EE’s advocacy around Vukile Tshwete Secondary includes:

May 2015: Over 2 000 EE members and EE supporters march to the ECDOE offices to demand the full implementation of the Norms and Standards for schools including Vukile Tshwete Secondary.

April 2016: Thousands of Equalisers and other learners from schools including Vukile Tshwete Secondary, marched to the ECDOE offices to demand safe classrooms.

November 2016: EE members and staff investigated the state of infrastructure at 60 schools in the Eastern Cape, including Vukile Tshwete Secondary. We handed this detailed report to the ECDOE but the then Education MEC refused any substantive engagement with us.

April 2017: Equalisers marched to the ECDOE offices to demand that the schools highlighted in our November report receive urgent attention, and that there be better oversight of school infrastructure implementing agents such as Coega.

October 2017: We picketed outside the Port Elizabeth and East London offices of Coega to demand accountability of it as the school infrastructure implementing agent responsible for rebuilding Vukile Tshwete Secondary. Coega security threatened our peaceful protest with the deployment of private security.  

November 2017: We held an evening vigil at Vukile Tshwete Secondary to remind government and the public of what schools are legally entitled to according to the Norms and Standards for School Infrastructure law. We also wrote an op ed to make the public aware of how Coega was failing in its duties.

October 2018: We concluded two years of research into the factors that delay school construction work, and released a report that explains the role of implementing agents – the entities that use public funds to build schools on behalf of government.

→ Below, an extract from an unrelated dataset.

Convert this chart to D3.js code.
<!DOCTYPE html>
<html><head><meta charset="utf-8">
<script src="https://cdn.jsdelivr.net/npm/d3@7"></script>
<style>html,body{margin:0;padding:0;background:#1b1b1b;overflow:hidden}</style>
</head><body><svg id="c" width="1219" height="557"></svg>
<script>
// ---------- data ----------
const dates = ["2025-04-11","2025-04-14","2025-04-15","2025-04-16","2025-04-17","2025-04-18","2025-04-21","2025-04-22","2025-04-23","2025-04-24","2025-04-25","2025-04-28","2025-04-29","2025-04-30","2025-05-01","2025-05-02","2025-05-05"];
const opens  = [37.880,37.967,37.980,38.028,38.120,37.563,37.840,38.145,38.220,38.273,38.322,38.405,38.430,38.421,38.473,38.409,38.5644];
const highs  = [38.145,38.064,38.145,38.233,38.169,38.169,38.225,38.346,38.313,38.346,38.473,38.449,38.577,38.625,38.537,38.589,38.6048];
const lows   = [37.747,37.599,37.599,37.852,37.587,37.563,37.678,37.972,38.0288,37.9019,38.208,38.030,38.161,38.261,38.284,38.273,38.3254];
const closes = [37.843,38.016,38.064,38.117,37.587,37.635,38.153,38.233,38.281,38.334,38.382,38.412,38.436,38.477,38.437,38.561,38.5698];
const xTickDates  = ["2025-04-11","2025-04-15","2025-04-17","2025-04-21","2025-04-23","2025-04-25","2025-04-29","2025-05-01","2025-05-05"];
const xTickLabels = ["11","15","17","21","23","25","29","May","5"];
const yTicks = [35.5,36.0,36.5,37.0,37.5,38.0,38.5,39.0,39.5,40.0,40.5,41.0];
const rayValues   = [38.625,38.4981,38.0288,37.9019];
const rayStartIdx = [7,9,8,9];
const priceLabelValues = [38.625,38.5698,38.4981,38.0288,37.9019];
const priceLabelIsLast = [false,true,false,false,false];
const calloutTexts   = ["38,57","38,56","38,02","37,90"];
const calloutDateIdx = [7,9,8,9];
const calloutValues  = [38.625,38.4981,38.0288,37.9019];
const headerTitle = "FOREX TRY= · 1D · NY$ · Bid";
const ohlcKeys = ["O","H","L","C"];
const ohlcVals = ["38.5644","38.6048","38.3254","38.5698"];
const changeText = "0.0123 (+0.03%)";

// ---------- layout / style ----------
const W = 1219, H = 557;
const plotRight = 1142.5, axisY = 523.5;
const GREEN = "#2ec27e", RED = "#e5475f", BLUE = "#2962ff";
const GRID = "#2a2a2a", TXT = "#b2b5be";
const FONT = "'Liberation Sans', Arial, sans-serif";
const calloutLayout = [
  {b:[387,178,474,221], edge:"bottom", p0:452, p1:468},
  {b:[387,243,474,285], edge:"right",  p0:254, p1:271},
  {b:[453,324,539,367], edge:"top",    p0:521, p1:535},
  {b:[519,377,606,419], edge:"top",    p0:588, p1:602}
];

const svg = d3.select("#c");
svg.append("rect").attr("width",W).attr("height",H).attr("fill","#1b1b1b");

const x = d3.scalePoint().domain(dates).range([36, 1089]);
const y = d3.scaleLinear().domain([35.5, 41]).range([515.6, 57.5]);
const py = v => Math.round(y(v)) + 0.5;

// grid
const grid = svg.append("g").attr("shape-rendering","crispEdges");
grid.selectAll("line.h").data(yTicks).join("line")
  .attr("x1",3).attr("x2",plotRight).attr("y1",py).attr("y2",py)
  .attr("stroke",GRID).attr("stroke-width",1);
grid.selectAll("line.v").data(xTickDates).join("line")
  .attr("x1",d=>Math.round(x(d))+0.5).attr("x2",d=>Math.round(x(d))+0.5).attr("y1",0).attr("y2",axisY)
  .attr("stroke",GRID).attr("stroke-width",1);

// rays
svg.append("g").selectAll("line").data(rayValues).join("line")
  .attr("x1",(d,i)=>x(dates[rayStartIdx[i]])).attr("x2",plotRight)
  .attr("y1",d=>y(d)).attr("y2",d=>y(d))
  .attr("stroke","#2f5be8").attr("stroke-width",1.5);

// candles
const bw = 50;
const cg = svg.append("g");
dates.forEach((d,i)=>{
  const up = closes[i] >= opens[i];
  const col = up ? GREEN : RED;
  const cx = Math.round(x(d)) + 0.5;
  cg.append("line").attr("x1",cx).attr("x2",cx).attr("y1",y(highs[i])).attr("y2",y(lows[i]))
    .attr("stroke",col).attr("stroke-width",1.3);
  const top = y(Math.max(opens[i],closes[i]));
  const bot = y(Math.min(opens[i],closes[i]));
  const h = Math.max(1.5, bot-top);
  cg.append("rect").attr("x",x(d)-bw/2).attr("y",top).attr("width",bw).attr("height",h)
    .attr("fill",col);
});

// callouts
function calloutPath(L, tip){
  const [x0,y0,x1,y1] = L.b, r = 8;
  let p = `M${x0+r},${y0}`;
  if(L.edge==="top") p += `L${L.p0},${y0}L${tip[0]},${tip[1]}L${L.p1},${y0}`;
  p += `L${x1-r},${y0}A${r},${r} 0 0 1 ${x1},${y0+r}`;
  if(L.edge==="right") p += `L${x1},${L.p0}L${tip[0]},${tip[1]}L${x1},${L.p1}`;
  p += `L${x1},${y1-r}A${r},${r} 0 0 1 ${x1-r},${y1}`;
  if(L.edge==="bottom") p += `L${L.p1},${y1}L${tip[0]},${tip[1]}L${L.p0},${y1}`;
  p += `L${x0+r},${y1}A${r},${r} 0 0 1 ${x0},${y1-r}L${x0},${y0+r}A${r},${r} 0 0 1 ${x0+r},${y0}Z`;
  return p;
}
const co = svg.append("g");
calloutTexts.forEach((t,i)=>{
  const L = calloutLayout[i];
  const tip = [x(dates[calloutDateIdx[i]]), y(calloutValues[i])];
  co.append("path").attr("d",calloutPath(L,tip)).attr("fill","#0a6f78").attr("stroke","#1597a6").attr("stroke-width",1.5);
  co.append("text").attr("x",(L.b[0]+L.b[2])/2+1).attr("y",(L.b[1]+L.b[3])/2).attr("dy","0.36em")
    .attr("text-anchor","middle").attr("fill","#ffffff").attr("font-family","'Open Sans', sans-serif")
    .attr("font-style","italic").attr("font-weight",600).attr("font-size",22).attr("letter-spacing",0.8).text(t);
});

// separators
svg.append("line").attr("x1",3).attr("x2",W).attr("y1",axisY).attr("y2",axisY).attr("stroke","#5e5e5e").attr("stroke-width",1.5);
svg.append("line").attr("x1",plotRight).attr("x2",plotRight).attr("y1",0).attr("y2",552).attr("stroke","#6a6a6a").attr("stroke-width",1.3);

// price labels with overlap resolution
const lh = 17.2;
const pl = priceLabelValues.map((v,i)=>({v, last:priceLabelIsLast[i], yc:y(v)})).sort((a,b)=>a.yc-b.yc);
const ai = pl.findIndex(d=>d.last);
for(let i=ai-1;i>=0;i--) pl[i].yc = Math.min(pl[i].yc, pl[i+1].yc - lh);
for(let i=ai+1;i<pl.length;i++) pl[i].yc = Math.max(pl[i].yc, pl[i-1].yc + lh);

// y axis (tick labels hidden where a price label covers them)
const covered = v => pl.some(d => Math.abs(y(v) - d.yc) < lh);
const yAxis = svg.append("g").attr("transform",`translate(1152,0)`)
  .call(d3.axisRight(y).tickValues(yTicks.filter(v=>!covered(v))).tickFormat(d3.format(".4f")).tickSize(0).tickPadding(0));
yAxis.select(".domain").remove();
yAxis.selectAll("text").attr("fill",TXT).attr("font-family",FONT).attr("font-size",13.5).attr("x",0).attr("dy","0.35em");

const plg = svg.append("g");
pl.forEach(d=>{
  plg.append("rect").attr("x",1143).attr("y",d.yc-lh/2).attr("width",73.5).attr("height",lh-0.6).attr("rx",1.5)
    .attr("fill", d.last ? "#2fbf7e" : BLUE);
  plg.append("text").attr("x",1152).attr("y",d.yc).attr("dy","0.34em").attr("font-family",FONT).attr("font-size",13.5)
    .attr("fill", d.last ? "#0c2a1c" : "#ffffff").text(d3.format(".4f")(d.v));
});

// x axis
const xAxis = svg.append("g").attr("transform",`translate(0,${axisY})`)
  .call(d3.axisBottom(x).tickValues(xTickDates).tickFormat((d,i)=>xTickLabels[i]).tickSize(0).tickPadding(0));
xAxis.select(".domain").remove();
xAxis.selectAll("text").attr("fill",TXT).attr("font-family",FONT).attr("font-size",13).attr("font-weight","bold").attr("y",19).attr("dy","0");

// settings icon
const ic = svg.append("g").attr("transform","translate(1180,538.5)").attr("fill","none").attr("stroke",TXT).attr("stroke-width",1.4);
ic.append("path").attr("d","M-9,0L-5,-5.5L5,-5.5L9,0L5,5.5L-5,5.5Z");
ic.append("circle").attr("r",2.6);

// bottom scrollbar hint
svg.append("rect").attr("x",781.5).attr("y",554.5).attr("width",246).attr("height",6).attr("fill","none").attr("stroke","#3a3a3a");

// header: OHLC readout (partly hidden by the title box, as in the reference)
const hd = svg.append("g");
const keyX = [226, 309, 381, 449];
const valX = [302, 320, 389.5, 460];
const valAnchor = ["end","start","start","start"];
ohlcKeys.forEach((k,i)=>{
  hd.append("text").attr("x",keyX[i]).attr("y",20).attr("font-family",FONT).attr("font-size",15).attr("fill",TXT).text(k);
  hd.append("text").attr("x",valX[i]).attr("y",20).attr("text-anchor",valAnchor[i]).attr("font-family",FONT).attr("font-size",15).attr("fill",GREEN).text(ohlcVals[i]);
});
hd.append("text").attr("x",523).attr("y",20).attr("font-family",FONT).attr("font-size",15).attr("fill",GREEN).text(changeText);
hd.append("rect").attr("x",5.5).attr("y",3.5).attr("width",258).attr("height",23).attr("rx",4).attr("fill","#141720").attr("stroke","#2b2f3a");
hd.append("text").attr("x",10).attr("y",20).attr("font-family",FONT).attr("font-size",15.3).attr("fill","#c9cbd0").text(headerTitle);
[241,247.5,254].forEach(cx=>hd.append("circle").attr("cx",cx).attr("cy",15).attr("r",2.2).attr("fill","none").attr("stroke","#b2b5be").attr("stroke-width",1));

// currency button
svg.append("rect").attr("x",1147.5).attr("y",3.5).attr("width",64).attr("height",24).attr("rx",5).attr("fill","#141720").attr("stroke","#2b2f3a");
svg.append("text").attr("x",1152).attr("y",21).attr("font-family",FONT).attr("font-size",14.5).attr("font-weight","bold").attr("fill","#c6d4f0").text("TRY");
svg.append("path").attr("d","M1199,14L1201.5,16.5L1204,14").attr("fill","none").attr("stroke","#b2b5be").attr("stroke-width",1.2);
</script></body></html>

December 2018: The ECDOE committed to implementing all the recommendations in our new school infrastructure report on implementing agents. Coega publicly stated that a contractor was appointed to rebuild Vukile Tshwete Secondary, and construction began in January but was halted in February due to a dispute with the contractors.

March 2019: At the quarterly meeting between ourselves and the ECDOE, we inform the department that we will take radical action if the problems delaying construction of Vukile Tshwete Secondary are not resolved by 27 April. Coega did not attend the meeting.

April 2019: We have a meeting with ECDOE HOD, Themba Kojana,  Vukile Tshwete Secondary, alongside the and witness for ourselves that construction has finally  started  

It is an indictment on the Eastern Cape government and the national government that it has taken five years for the rebuilding of this school to begin.

We will continue to monitor the building of Vukile Tshwete Secondary, to ensure that Coega and the ECDOE fulfill their duties. Equalisers and other EE members celebrate this progress, and we will continue to take to the streets for decent school infrastructure for the learners of Qobo Qobo and South Africa.